Reducing a large stream without stack overflowing

Question

1I'm trying to make a limit-less factorial function (just out of curiosity.) This works for large n (tried up to 100000 and it seems to work, although I can't check the output value for correctness because, well, it's LARGE!)

(BigInt(1) to n).reduceRight(_*_)

But I'm afraid that the whole BigInt(1) to n range might be in memory, while I just need it element by element for reduceRight. Taking a look at Scala's standard library code it looks like BigInt(1) to n actually outputs the whole Range and not a lazy Stream but I found Stream.range which I can use like this (notice the n+1, stream range is exclusive)

Stream.range[BigInt](BigInt(1), BigInt(n+1)).reduceRight(_*_)

It works for n=10000 (for some reason it takes a little bit longer! which makes me think that maybe the normal range is actually a Stream too?) but for n=100000 I get this stack overflow

java.lang.StackOverflowError
    at java.math.BigInteger.add(Unknown Source)
    at scala.math.BigInt.$plus(BigInt.scala:161)
    at scala.math.Numeric$BigIntIsIntegral$class.plus(Numeric.scala:28)
    at scala.math.Numeric$BigIntIsIntegral$.plus(Numeric.scala:40)
    at scala.math.Numeric$BigIntIsIntegral$.plus(Numeric.scala:40)
    at scala.math.Numeric$Ops.$plus(Numeric.scala:208)
    at scala.collection.immutable.Stream$$anonfun$range$1.apply(Stream.scala:695)
    at scala.collection.immutable.Stream$$anonfun$range$1.apply(Stream.scala:695)
    at scala.collection.immutable.Stream$Cons.tail(Stream.scala:634)
    at scala.collection.immutable.Stream$Cons.tail(Stream.scala:626)
    at scala.collection.LinearSeqOptimized$class.reduceRight(LinearSeqOptimized.scala:130)
    at scala.collection.immutable.Stream.reduceRight(Stream.scala:47)
    at scala.collection.LinearSeqOptimized$class.reduceRight(LinearSeqOptimized.scala:131)
    at scala.collection.immutable.Stream.reduceRight(Stream.scala:47)
    at scala.collection.LinearSeqOptimized$class.reduceRight(LinearSeqOptimized.scala:131)
    at scala.collection.immutable.Stream.reduceRight(Stream.scala:47)
    ...

It's obvious that reduceRight is calling itself like this

reduceRight(reduceRight(first, second, op), third, op)...
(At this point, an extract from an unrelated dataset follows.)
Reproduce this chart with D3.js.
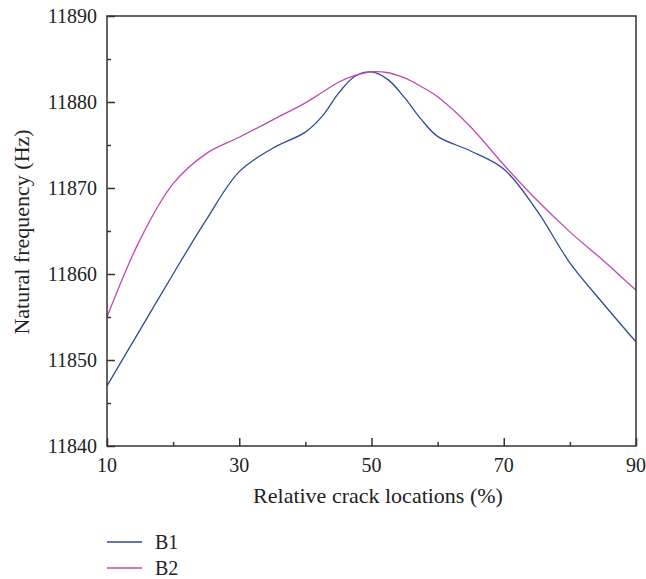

And thus the stack overflow. I assume it's not tail-call optimized because it first reduces and then operates prior to returning the value, so it can't be optimized. How could I approach this problem then? Should I ditch the functional approach and aim for custom imperative-style code for reducing?

What strikes me as a very odd thing is that the (BigInt(1) to n).reduceRight(_*_) does not overflow for large n while almost the same using a stream does... What's going on here?

Answer 1

You are correct that your first solution will create a list in memory to store the reversed sequence. You could simply use reduceLeft (which doesn't have that problem on ranges), but that will pass through the range in the opposite direction. If for some reason you want to start at the large end but keep the laziness of reduceLeft, you can create a backwards Range:

def fact(n: Int) = (BigInt(n) to 1 by -1).reduceLeft(_ * _)

There may be other ways you can easily optimize this function.

Answer 2

reduceLeft is implemented to compute as it goes on streams (and it calls in order). You can verify as follows:

Stream.range(1,10).map(i => print(i)).reduceLeft((a,b) => println("r"))

Or you can use tail recursion:

final def fac(n: BigInt, prod: BigInt = BigInt(1)): BigInt = {
  if (n<2) prod else fac(n-1,prod*n)
}

(as Travis points out, it'd be faster to multiply the small numbers first, which would take an extra line).

Answer 3

Try using reduceLeft instead. reduceRight starts from the end of the stream and thus forces every element to be evaluated — exactly what you wanted to avoid.

Answer 4

def fac (n: BigInt=1, m:BigInt=1): Stream[BigInt] = 
  Stream.cons (n, fac (n * m, m+1))

fac().take (10).toList
res27: List[BigInt] = List(1, 1, 2, 6, 24, 120, 720, 5040, 40320, 362880)

works well with take(10000).toList too.